6) Using Custom String Matches also consumes cpu - Consider changing the Custom String Matches into Custom SIgnatures using the TCP.STRING engine.

The TCP.STRING engine has the Custom String Match functionality plus much more, as well as performance enhancements not available in Custom String Matches.

7) Monitoring near 100Mbps. Any time the sensor nears it's upper performance threshold then it may drop a few percent of packets every now and then.

8) Monitoring incomplete tcp connections - If packets are being dropped by the switch itself then it could be that the sensor is monitoring incomplete tcp sessions. Incomplete session are harder to monitor because they remain open and eventually have time out since the sensor doesn't see the end of the connection. This results in extra memory and processing on these incomplete sessions while the sensor is waiting for them to time out.
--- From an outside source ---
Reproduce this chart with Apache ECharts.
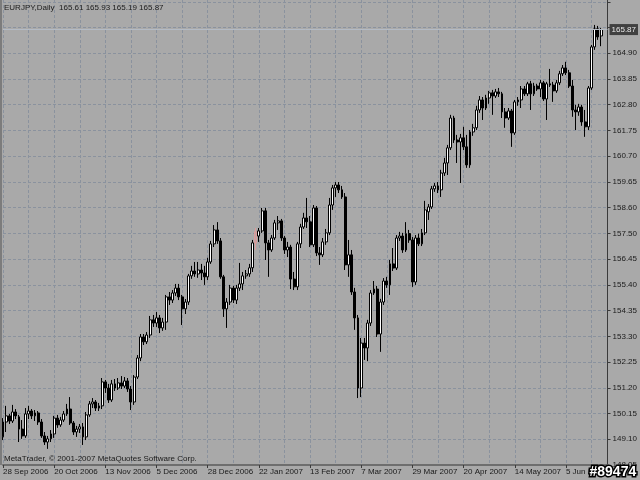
<!DOCTYPE html>
<html><head><meta charset="utf-8">
<script src="https://cdn.jsdelivr.net/npm/echarts@6.0.0/dist/echarts.min.js"></script>
<style>html,body{margin:0;padding:0;background:#a9a9a9;}#c{width:640px;height:480px;}</style>
</head><body><div id="c"></div>
<script>
const symbolName = 'EURJPY,Daily';
const copyrightText = 'MetaTrader, \u00a9 2001-2007 MetaQuotes Software Corp.';
const watermarkText = '#89474';
const dateLabels = ['28 Sep 2006','20 Oct 2006','13 Nov 2006','5 Dec 2006','28 Dec 2006','22 Jan 2007','13 Feb 2007','7 Mar 2007','29 Mar 2007','20 Apr 2007','14 May 2007','5 Jun 2007'];
const priceLabels = ['148.05','149.10','150.15','151.20','152.25','153.30','154.35','155.40','156.45','157.50','158.60','159.65','160.70','161.75','162.80','163.85','164.90'];

const opens = [149.20,149.81,150.06,149.85,150.22,150.02,149.52,149.24,150.14,150.26,
150.06,150.18,149.81,149.24,148.99,149.12,149.32,149.97,149.69,149.89,
150.14,150.34,149.77,149.40,149.52,149.61,149.20,150.10,150.55,150.63,
150.38,150.47,151.45,151.20,150.71,151.37,151.20,151.41,151.28,151.49,
151.16,150.63,151.65,152.43,153.29,153.09,153.37,153.99,153.86,154.07,
153.66,153.90,154.93,154.80,155.09,155.29,154.93,154.44,154.72,155.79,
155.99,155.87,156.03,155.91,155.75,156.36,157.10,157.67,157.22,155.75,
154.44,154.72,155.29,154.80,155.29,155.46,155.79,155.87,156.12,157.14,
157.42,157.63,158.45,157.14,156.85,157.34,157.96,158.04,157.34,156.85,
156.97,155.66,155.34,157.10,157.79,158.16,158.00,157.06,158.57,156.73,
156.65,157.18,157.55,158.69,159.39,159.51,159.31,159.02,156.24,156.65,
155.13,154.07,151.20,153.04,152.84,153.86,155.09,155.25,153.41,154.72,
155.58,155.42,156.28,156.11,157.34,157.42,156.85,157.52,157.26,155.54,
157.34,157.10,157.55,158.41,158.61,159.35,159.47,159.31,160.00,160.41,
161.03,162.25,161.35,161.27,161.44,161.07,160.33,161.68,161.85,162.58,
162.99,162.66,163.07,163.28,163.15,163.32,163.24,162.50,162.25,162.54,
161.64,162.91,162.99,163.44,163.24,163.65,163.24,163.56,163.44,163.69,
163.03,163.65,163.60,163.36,163.69,164.06,164.30,164.10,163.56,162.58,
162.50,162.70,162.09,161.89,163.48,165.16,165.90,165.61];

const closes = [149.81,150.06,149.85,150.22,150.06,149.52,149.24,150.14,150.26,150.06,
150.18,149.81,149.24,148.99,149.12,149.32,149.97,149.69,149.89,150.14,
150.34,149.77,149.40,149.52,149.61,149.20,150.10,150.55,150.63,150.38,
150.47,151.45,151.20,150.71,151.37,151.20,151.41,151.28,151.49,151.16,
150.63,151.65,152.43,153.29,153.09,153.37,153.99,153.86,154.07,153.66,
153.90,154.93,154.80,155.09,155.29,154.93,154.44,154.72,155.79,155.99,
155.87,156.03,155.91,155.75,156.36,157.10,157.67,157.22,155.75,154.44,
154.72,155.29,154.80,155.29,155.46,155.79,155.87,156.12,157.14,157.59,
157.63,158.45,157.14,156.85,157.34,157.96,158.04,157.34,156.85,156.97,
155.66,155.34,157.10,157.79,158.16,158.00,157.06,158.57,156.73,156.65,
157.18,157.55,158.69,159.39,159.51,159.31,159.02,156.24,156.65,155.13,
154.07,151.20,153.04,152.84,153.86,155.09,155.25,153.41,154.72,155.58,
155.42,156.28,156.11,157.34,157.42,156.85,157.52,157.26,155.54,157.34,
157.10,157.55,158.49,158.61,159.35,159.47,159.31,160.00,160.41,161.03,
162.25,161.35,161.27,161.44,161.07,160.33,161.68,161.85,162.58,162.99,
162.66,163.07,163.28,163.15,163.32,163.24,162.50,162.25,162.54,161.64,
162.91,162.99,163.44,163.24,163.65,163.24,163.56,163.44,163.69,163.03,
163.65,163.60,163.36,163.69,164.06,164.30,164.10,163.56,162.58,162.50,
162.70,162.09,161.89,163.48,165.16,165.90,165.57,165.87];

const lows = [149.07,149.40,149.73,149.77,149.93,148.99,149.12,149.16,149.93,149.93,
149.85,149.69,149.16,148.87,148.71,148.99,149.16,149.57,149.61,149.81,
150.06,149.69,149.28,149.20,149.36,148.87,149.07,150.02,150.38,150.26,
150.26,150.34,151.00,150.59,150.63,151.08,151.12,151.16,151.20,151.04,
150.30,150.51,151.57,152.30,152.96,153.00,153.25,153.70,153.70,153.45,
153.54,153.58,154.60,154.68,154.97,154.80,153.78,154.23,154.60,155.67,
155.75,155.71,155.62,155.42,155.62,156.28,156.97,157.10,155.67,154.11,
153.66,154.60,154.68,154.64,155.17,155.21,155.67,155.75,155.95,156.85,
157.18,157.55,156.44,155.75,156.77,157.26,157.67,157.22,156.69,156.56,
155.25,155.21,155.21,156.93,157.71,157.75,156.97,156.97,156.60,156.24,
156.56,157.06,157.46,158.49,159.02,159.18,158.94,156.03,155.75,155.01,
153.58,150.79,150.83,152.35,152.30,153.74,155.01,153.29,152.68,154.60,
155.30,155.01,155.99,156.03,157.22,156.73,156.77,157.14,155.34,155.42,
157.01,157.01,157.46,158.08,158.53,159.23,159.18,159.02,159.88,159.92,
160.94,161.23,160.41,159.59,160.94,160.21,160.21,161.52,161.76,162.46,
162.17,162.58,162.83,162.38,163.07,163.11,162.25,161.85,162.17,161.07,
161.56,162.75,162.66,163.15,163.15,162.58,163.15,163.36,163.11,162.95,
162.17,163.52,162.91,163.28,163.60,163.97,164.01,163.48,162.30,161.76,
162.34,161.93,161.48,161.76,163.40,165.04,165.45,165.19];

const highs = [149.97,150.47,150.14,150.51,150.34,150.10,149.89,150.38,150.47,150.34,
150.30,150.26,149.93,149.40,149.24,149.48,150.06,150.10,150.02,150.26,
150.55,150.83,149.85,149.65,149.73,149.77,150.22,150.67,150.79,150.71,
150.59,151.61,151.53,151.37,151.53,151.57,151.61,151.69,151.65,151.61,
151.28,151.73,152.55,153.41,153.41,153.49,154.15,154.19,154.31,154.19,
154.07,155.01,155.13,155.21,155.46,155.46,155.01,154.84,155.87,156.20,
156.36,156.36,156.28,156.20,156.53,157.22,157.87,157.99,157.34,155.83,
154.88,155.42,155.38,155.42,156.32,155.95,156.03,156.28,157.26,157.75,
157.75,158.57,158.57,157.26,157.46,158.08,158.24,158.12,157.42,157.18,
157.06,155.95,157.18,157.92,158.37,158.98,158.24,158.69,158.65,156.97,
157.34,157.71,158.98,159.51,159.63,159.63,159.47,159.18,157.26,156.85,
155.30,154.19,153.25,153.25,153.99,155.21,155.58,155.38,154.85,155.70,
155.75,156.44,156.93,157.46,157.59,157.55,157.99,157.67,157.38,157.46,
157.52,157.71,158.86,158.73,159.47,159.59,159.63,160.13,160.62,161.15,
162.38,162.34,161.56,161.60,161.89,161.56,161.76,162.01,162.75,163.15,
163.11,163.20,163.36,163.40,163.44,163.48,163.32,162.66,162.66,162.62,
162.99,163.11,163.56,163.56,163.73,163.77,163.69,163.65,163.81,163.77,
163.73,164.26,163.73,163.81,164.18,164.42,164.55,164.22,163.81,162.79,
162.83,162.79,162.58,163.56,165.24,166.06,166.02,165.93];

// layout constants
const FONT = '"Liberation Sans", Arial, sans-serif';
const TXT = '#1a1a1a';
const GRIDC = '#8a929e';
const FS = 8;
const slotCount = 190;            // bars + empty shift space at right
const labelEvery = 16, gridEvery = 8;
const yMin = 148.05, yMax = 167.08, gridStep = 1.0531;
const highlightBar = 79;

const categories = Array.from({length: slotCount}, (_, i) => String(i));
const n = opens.length;
const seriesData = opens.map((o, i) => {
  const v = [o, closes[i], lows[i], highs[i]];
  if (i === highlightBar) {
    return {value: v, itemStyle: {color: '#bca6a6', color0: '#bca6a6', borderColor: '#dd9a9a', borderColor0: '#dd9a9a'}};
  }
  return v;
});
const last = n - 1;
const headerText = symbolName + '  ' + [opens[last], highs[last], lows[last], closes[last]].map(v => v.toFixed(2)).join(' ');
const isInt = v => Math.abs(v - Math.round(v)) < 1e-6;

const chart = echarts.init(document.getElementById('c'), null, {renderer: 'canvas', width: 640, height: 480});
chart.setOption({
  animation: false,
  backgroundColor: '#a9a9a9',
  grid: {left: 2, right: 32, top: 0, bottom: 15, containLabel: false},
  xAxis: {
    type: 'category', data: categories, boundaryGap: false,
    axisLine: {show: true, lineStyle: {color: '#6e6e6e', width: 2}},
    axisTick: {show: true, interval: i => i % labelEvery === 0, length: 3, lineStyle: {color: '#3a3a3a'}},
    axisLabel: {
      interval: i => i % labelEvery === 0,
      formatter: (v, i) => dateLabels[i / labelEvery] || '',
      align: 'left', margin: 3, color: TXT, fontSize: FS, fontFamily: FONT
    },
    splitLine: {show: true, interval: i => i % gridEvery === 0, lineStyle: {color: GRIDC, type: [3, 2], width: 1}}
  },
  yAxis: [
    {type: 'value', min: yMin, max: yMax, show: false, splitLine: {show: false}},
    {
      type: 'value', position: 'right', min: 0, max: (yMax - yMin) / gridStep, interval: 1,
      axisLine: {show: true, lineStyle: {color: '#3a3a3a', width: 1}},
      axisTick: {show: true, length: 3, lineStyle: {color: '#3a3a3a'}},
      axisLabel: {
        formatter: v => (isInt(v) && priceLabels[Math.round(v)]) ? priceLabels[Math.round(v)] : '',
        margin: 5, color: TXT, fontSize: FS, fontFamily: FONT, showMaxLabel: false
      },
      splitLine: {show: true, showMinLine: false, showMaxLine: false, lineStyle: {color: GRIDC, type: [3, 2], width: 1}}
    }
  ],
  series: [{
    type: 'candlestick', xAxisIndex: 0, yAxisIndex: 0,
    data: seriesData, barWidth: 2.4,
    itemStyle: {color: '#ffffff', color0: '#000000', borderColor: '#000000', borderColor0: '#000000', borderWidth: 1},
    markLine: {
      silent: true, symbol: ['none', 'none'], animation: false,
      data: [{yAxis: closes[last]}],
      lineStyle: {color: '#b4bbc5', type: 'solid', width: 1},
      label: {
        show: true, position: 'end', distance: 2,
        formatter: closes[last].toFixed(2),
        backgroundColor: '#404040', color: '#e8e8e8',
        fontSize: FS, fontFamily: FONT, padding: [2, 2, 1, 2]
      }
    }
  }],
  graphic: [
    {type: 'line', shape: {x1: 1, y1: 0, x2: 1, y2: 465}, style: {stroke: '#7c7c7c', lineWidth: 2}, z: 10},
    {type: 'text', left: 4, top: 4, style: {text: headerText, fill: TXT, font: FS + 'px ' + FONT}, z: 10},
    {type: 'text', left: 4, top: 455, style: {text: copyrightText, fill: TXT, font: FS + 'px ' + FONT}, z: 10},
    {type: 'text', left: 588, top: 464, style: {text: watermarkText, fill: '#ffffff', stroke: '#000000', lineWidth: 3, font: 'bold 14px ' + FONT}, z: 100}
  ]
});
</script></body></html>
These are just a few things off the top of my head that might possibly be slowing the sensor's performance down.

One, two, or maybe none of them may be issues for you.

If you consistently drop packets at the sensor, and can't reduce or eliminate the drops based upon my discussion above then you may want to consider upgrading to the IDS-4235 or IDS-4250.

rttsui · ‎07-12-2002

I will work on the points you mentioned. Thanks very much for your suggestions!